Specifically, this AI at the edge could help a warfighter identify an object of interest, classify it, locate it, extract coordinates, and then send those coordinates to a control or remote station. Such tools thereby enable warfighters in the field to make what Mor calls “quick and precise” decisions that are critical on the battlefield. (Figure 3.)
ML is also enabling reduced SWaP; while AI is connected to ML, they describe different things. AI is when a computer is able to learn and problem-solve much like the human brain, whereas ML is a subset of AI that involves using mathematical models to learn without direct inputs from a human. Basically, ML is a method that AI uses to increase its own intelligence.
ML presents even more opportunities for the industry to increase the utility of reduced-SWaP systems, Littlefield says.
“ML is real, and the community is hungry for products that enable or improve the performance of ML,” he says.

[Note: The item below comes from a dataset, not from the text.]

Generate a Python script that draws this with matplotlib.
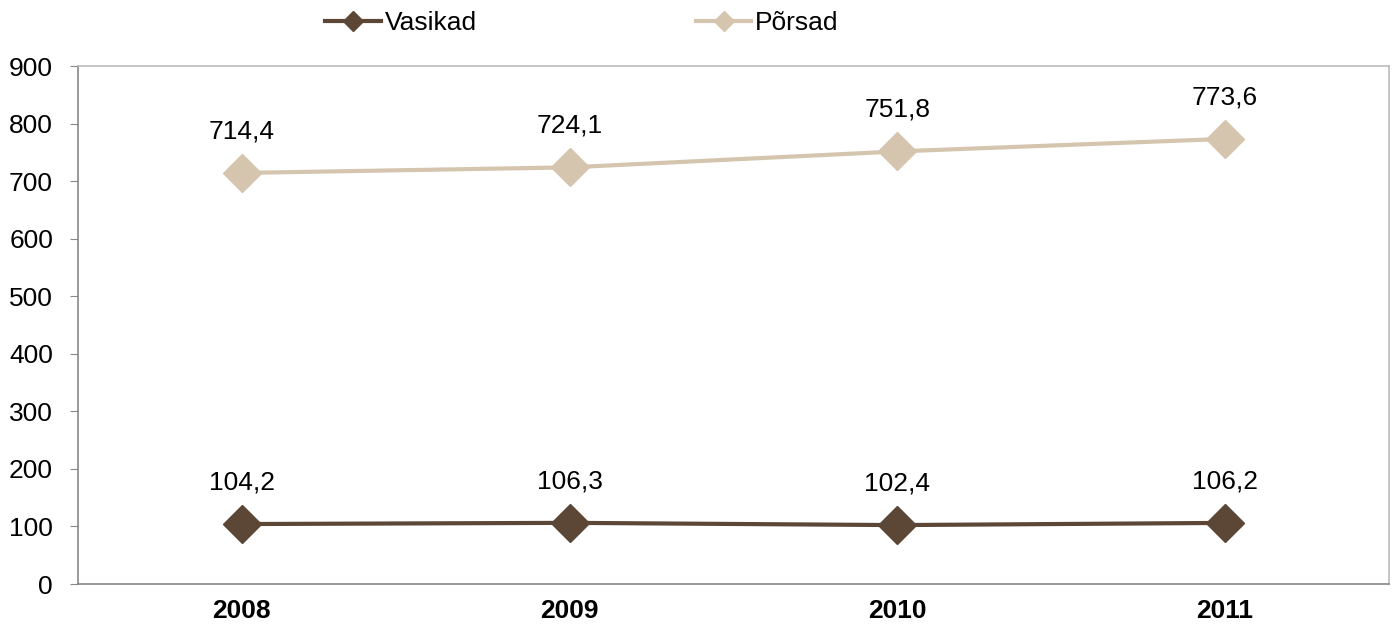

“It’s not so much a case of ML improving SWaP, but more that the kind of hardware that enables ML is now available within the SWaP parameters companies like Elma tend to work with,” Littlefield continues. “For example, a few years ago ML would have taken a 400-watt GPU to operate, which isn’t practical for a VPX-based electronic warfare (EW) or signals-intelligence system deploying a pod off the wing of a UAS. Now, however, there are GPUs and processors that perform ML calculations within the SWaP constraints of a 3U or 6U conduction-cooled VPX card.
“Thus we are seeing ML being applied to just about every sensor modality and application domain that our industry serves, and products being fielded to serve those applications,” he adds.